Borys ma 12 lat i uwielbia aktywność fizyczną, historię wojskowości oraz czas spędzany z rówieśnikami. Jeszcze niedawno jego życie było wypełnione beztroską, sportem i kolekcjonowaniem militariów. Dziś zmaga się z poważną chorobą, która zmieniła codzienność całej jego rodziny.
Pasjonat historii i natury
Borys to chłopiec, który zawsze tryskał energią. W każdej wolnej chwili spędzał czas na świeżym powietrzu – grał w piłkę nożną, budował bazy z kolegami i wymyślał przygody w stylu survivalu. Fascynowała go historia wojskowości – od najmłodszych lat interesował się militariami i zbierał różne elementy wyposażenia wojskowego, które traktował jak skarby.
Rodzice wspominają, że weekendy najczęściej spędzali wspólnie, na wyjazdach poza miasto. Borys z zapałem uczestniczył w każdej aktywności, a jego entuzjazm do odkrywania świata był zaraźliwy.
Pierwsze niepokojące objawy
W kwietniu 2024 roku pojawiły się pierwsze symptomy, które zaniepokoiły rodzinę. Borys zaczął odczuwać ból biodra, promieniujący do uda.

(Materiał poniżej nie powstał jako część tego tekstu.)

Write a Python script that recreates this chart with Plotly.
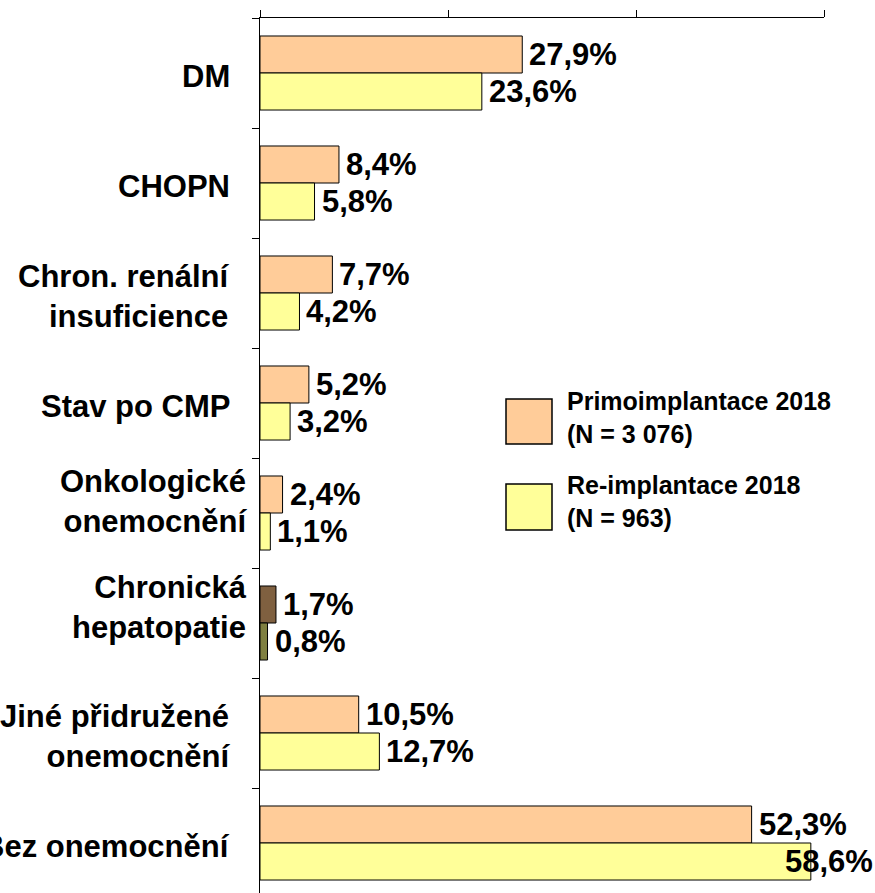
import plotly.graph_objects as go

# Comorbidities, percentage of patients
categories = [
    "DM",
    "CHOPN",
    "Chron. renální<br>insuficience",
    "Stav po CMP",
    "Onkologické<br>onemocnění",
    "Chronická<br>hepatopatie",
    "Jiné přidružené<br>onemocnění",
    "Bez onemocnění",
]
primo_2018 = [27.9, 8.4, 7.7, 5.2, 2.4, 1.7, 10.5, 52.3]
reimpl_2018 = [23.6, 5.8, 4.2, 3.2, 1.1, 0.8, 12.7, 58.6]
series_names = ["Primoimplantace 2018<br>(N = 3 076)", "Re-implantace 2018<br>(N = 963)"]
x_ticks = [0, 20, 40, 60]

# Styling
W, H = 875, 893
ML, MR, MT, MB = 260, 51, 18, 0
X_MAX = 60
BAND_PX = 110
BARGAP = 0.327
FONT = "Liberation Sans, Arial, sans-serif"
PEACH, YELLOW = "#FFCC99", "#FFFF99"
BROWN, OLIVE = "#7F6040", "#7F7F40"

primo_colors = [BROWN if c.startswith("Chronická") else PEACH for c in categories]
reimpl_colors = [OLIVE if c.startswith("Chronická") else YELLOW for c in categories]

plot_h = H - MT - MB
n_visible = plot_h / BAND_PX

fig = go.Figure()
fig.add_trace(go.Bar(y=categories, x=primo_2018, orientation="h", name=series_names[0],
                     marker=dict(color=primo_colors, line=dict(color="black", width=1)),
                     showlegend=False))
fig.add_trace(go.Bar(y=categories, x=reimpl_2018, orientation="h", name=series_names[1],
                     marker=dict(color=reimpl_colors, line=dict(color="black", width=1)),
                     showlegend=False))

# value labels next to each bar
bar_px = BAND_PX * (1 - BARGAP) / 2
label_font = dict(family=FONT, size=31, color="black", weight="bold")
x_overrides = {("re", "Bez onemocnění"): -28}
for key, vals, sign in (("primo", primo_2018, 1), ("re", reimpl_2018, -1)):
    for cat, v in zip(categories, vals):
        fig.add_annotation(x=v, y=cat, xref="x", yref="y",
                           text=f"{v:.1f}%".replace(".", ","),
                           showarrow=False, xanchor="left", yanchor="middle",
                           xshift=x_overrides.get((key, cat), 5),
                           yshift=sign * bar_px / 2,
                           font=label_font)

# category labels left of the axis
cat_font = dict(family=FONT, size=31, color="black", weight="bold")
cat_shift = {"Onkologické<br>onemocnění": (-11, 12), "Chronická<br>hepatopatie": (-11, 16)}
for cat in categories:
    dx, dy = cat_shift.get(cat, (-28, -3))
    fig.add_annotation(x=0, y=cat, xref="paper", yref="y", text=cat,
                       showarrow=False, xanchor="right", yanchor="middle",
                       align="right", xshift=dx, yshift=dy, font=cat_font)

# legend drawn as boxes with text
def px_x(p):
    return (p - ML) / (W - ML - MR)

def px_y(p):
    return 1 - (p - MT) / plot_h

legend_items = [(series_names[0], PEACH, 399, 444, 418), (series_names[1], YELLOW, 484, 530, 501)]
for text, color, top, bottom, mid in legend_items:
    fig.add_shape(type="rect", xref="paper", yref="paper",
                  x0=px_x(506), x1=px_x(552), y0=px_y(bottom), y1=px_y(top),
                  fillcolor=color, line=dict(color="black", width=1.5))
    fig.add_annotation(x=px_x(565), y=px_y(mid), xref="paper", yref="paper",
                       text=text, showarrow=False, xanchor="left", yanchor="middle",
                       align="left", font=dict(family=FONT, size=25, color="black", weight="bold"))

fig.update_layout(
    width=W, height=H,
    margin=dict(l=ML, r=MR, t=MT, b=MB, pad=0),
    paper_bgcolor="white", plot_bgcolor="white",
    barmode="group", bargap=BARGAP, bargroupgap=0,
    showlegend=False,
    xaxis=dict(range=[0, X_MAX], side="top", tickvals=x_ticks, showticklabels=False,
               ticks="outside", ticklen=7, tickcolor="black", showline=True,
               linecolor="black", linewidth=1, showgrid=False, zeroline=False),
    yaxis=dict(type="category", categoryorder="array", categoryarray=categories,
               range=[-0.5 + n_visible, -0.5], showticklabels=False,
               ticks="outside", ticklen=7, tickcolor="black", tickson="boundaries",
               showline=True, linecolor="black", linewidth=1, showgrid=False,
               zeroline=False),
)

fig.write_html("out.html")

"Myśleliśmy, że to przeciążenie albo drobny uraz – w końcu Borys nigdy się nie oszczędzał", wspomina mama.
Jednak po dwóch tygodniach bólu rodzice zdecydowali się na wizytę u ortopedy.
Badania rentgenowskie i ultrasonograficzne nie wykazały niczego niepokojącego. Dopiero wyniki morfologii krwi wzbudziły niepokój lekarzy – wykryto leukopenię, czyli obniżoną liczbę białych krwinek. Borysa skierowano do poradni hematologicznej w Bydgoszczy.
Czas pełen niepewności
W poradni hematologicznej wykonano biopsję szpiku, która na szczęście wykluczyła zmiany nowotworowe. Jednak odpowiedzi wciąż brakowało. Rodzina została skierowana do poradni immunologicznej, ale pierwszą wizytę wyznaczono dopiero na listopad. W międzyczasie rodzice na własną rękę monitorowali wyniki badań.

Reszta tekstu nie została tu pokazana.